TBI argues that councils can tackle these challenges through new tools enabled by artificial intelligence.
“The day-to-day tasks of local government, whether related to the delivery of public services or planning for the local area, can all be performed faster, better and cheaper with the use of AI – a true transformation not unlike the one seen a century ago.”
These tools would allow councils to overturn an operating model that is bureaucratic, labour-intensive and unresponsive to need. AI could release staff from repetitive tasks and relieve an overburdened and demotivated workforce. It could help citizens navigate the labyrinth of institutions, webpages and forms with greater ease and convenience. It could support councils to make better long-term decisions to drive economic growth, without which the resource pressure will only continue to build.
TBI partnered with one local government to map the tasks that were performed by its staff to our unique database of 19,000 tasks ranked according to the potential impact of AI. According to the TBI, the analysis showed that using AI could:
"automate or improve at least 26 per cent of tasks – or one million hours of work per year – which is equivalent to a productivity gain of £30 million per year.
If similar gains were achieved at national scale, we estimate an annual time saving worth £8 billion across local authorities in England and Wales, equivalent to 380 million hours and £325 per household."
TBI argues that local government is well placed to test innovative tools and services, and become ‘the nation’s innovation lab for public services’. However, there are hurdles - increased centralisation of policy and operational decision-making, the need to improve operational and delivery role of local government, organisational siloes within and between local governments, limited market power to challenge incumbent technology providers, and that ‘councils lack the confidence, capabilities and infrastructure’. Further, TBI argues that whilst some councils are innovating with AI, mechanisms are not in place to scale these initiatives across the country.
TBI is calling for the creation of a new institution: the Devolved AI Service (DAIS).
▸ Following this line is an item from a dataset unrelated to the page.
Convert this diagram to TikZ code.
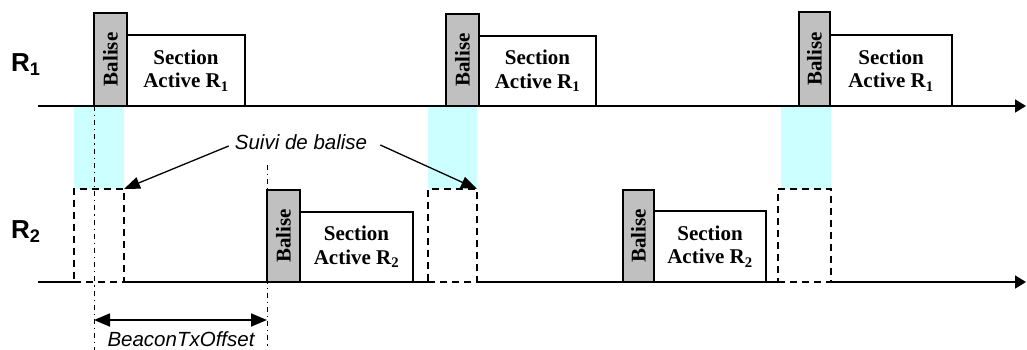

The DAIS would act as a ‘co-operative platform for local government to support fast, frugal innovation. It would provide the vision and governance for local innovation, build and incubate local AI tools and services, transform the infrastructure for scaling innovation and improve local capabilities.’
TBI proposes that the first local authorities and related organisations to join DAIS should become test beds, adopting three flagship programmes:
- Introduce AI co-workers in high-volume, high-cost services. AI could, for instance, support social workers with the assessment backlog, helping to reduce waiting times, allowing social workers to focus on higher-value caring instead of lower-value coordination, and saving money. If adopted, TBI estimates that the care-assessment backlog (currently 227,000 cases) could be cleared in one month.
- Pilot a Local Navigation Assistant (LNA) to support citizens’ interactions efficiently and effectively. The LNA would improve the provision of information about services, including about citizens’ eligibility and the progress of their applications, and provide pre-approval for some services to reduce avoidable contact, starting with benefits that rely on locally held data, such as housing benefits. Data from this tool could be used to enable service redesign and target interventions. TBI estimates that AI could save one-and-a-quarter days per week of additional time for staff in these citizen-facing roles.
- Introduce a data and decision-making platform for local-plan development and an AI Planning Assistant to streamline the planning process. These tools would create good-quality and dynamic local plans, streamline the application process for citizens and improve the quality of decision-making for applications. TBI estimates that AI could free up almost two days per week for housing and economic planners.
Further, TBI states that there are reforms that councillors can pursue immediately: ‘championing AI innovation, adopting tools that have been proven to work, coordinating with leading local authorities and other stakeholders to share best practice, adopting data standards, and adapting the workforce and attracting the right talent.’